## [RECORDED DATA]
● ● ● ●

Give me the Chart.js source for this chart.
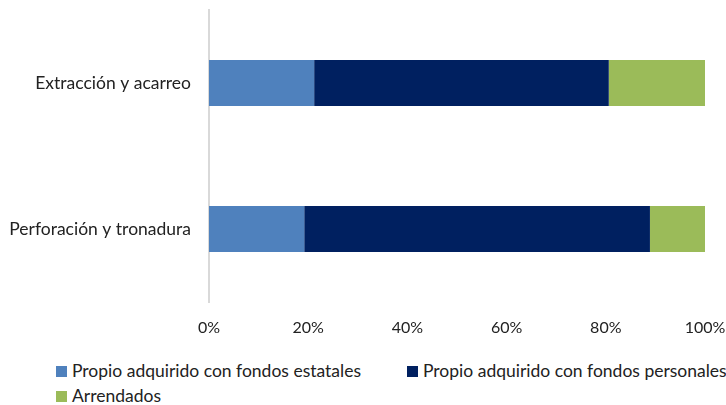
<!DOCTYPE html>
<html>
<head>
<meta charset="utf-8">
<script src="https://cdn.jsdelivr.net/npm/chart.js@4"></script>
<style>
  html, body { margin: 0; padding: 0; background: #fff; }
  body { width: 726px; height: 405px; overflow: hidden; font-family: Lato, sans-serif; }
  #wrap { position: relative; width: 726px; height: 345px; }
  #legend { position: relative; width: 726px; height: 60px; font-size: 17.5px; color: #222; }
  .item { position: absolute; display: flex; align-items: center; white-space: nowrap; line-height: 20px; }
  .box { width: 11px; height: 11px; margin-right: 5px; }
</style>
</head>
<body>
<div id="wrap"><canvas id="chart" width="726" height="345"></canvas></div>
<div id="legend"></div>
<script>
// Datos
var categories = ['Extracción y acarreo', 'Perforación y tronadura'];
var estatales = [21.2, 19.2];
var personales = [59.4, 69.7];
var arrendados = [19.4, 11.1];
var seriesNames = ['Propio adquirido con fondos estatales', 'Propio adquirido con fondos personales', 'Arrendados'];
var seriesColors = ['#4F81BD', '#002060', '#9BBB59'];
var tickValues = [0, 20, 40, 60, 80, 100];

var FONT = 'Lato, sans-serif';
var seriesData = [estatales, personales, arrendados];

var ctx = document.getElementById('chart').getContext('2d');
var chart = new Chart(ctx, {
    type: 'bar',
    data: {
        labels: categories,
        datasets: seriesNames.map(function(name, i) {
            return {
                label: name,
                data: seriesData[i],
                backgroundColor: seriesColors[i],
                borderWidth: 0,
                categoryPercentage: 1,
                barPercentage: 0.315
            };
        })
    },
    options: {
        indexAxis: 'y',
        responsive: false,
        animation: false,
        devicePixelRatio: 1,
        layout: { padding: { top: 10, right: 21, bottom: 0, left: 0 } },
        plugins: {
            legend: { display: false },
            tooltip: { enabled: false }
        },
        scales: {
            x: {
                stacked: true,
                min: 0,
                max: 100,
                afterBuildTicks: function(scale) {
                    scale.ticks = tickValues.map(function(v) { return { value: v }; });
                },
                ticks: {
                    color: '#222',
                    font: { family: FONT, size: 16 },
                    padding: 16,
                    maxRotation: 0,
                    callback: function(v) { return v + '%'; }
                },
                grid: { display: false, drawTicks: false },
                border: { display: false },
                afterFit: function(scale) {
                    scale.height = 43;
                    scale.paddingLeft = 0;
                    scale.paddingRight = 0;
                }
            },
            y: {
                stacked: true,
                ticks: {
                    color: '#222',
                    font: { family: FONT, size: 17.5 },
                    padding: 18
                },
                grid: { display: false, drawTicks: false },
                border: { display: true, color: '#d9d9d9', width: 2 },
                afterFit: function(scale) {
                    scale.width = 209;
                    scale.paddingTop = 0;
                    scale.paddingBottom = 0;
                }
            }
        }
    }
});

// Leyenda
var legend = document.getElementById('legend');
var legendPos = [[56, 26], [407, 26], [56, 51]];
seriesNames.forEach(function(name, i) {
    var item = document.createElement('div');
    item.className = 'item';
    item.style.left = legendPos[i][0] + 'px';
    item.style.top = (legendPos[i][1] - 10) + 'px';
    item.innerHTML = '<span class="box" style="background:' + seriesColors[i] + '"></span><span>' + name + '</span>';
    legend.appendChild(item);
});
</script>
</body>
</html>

● ● ● ●

## [WRITTEN INSTRUCTION]
Choose all lines containing the string "chart" and copy them out.

## [ANSWER TO THIS EXERCISE]
Give me the Chart.js source for this chart.
<script src="https://cdn.jsdelivr.net/npm/chart.js@4"></script>
<div id="wrap"><canvas id="chart" width="726" height="345"></canvas></div>
var ctx = document.getElementById('chart').getContext('2d');
var chart = new Chart(ctx, {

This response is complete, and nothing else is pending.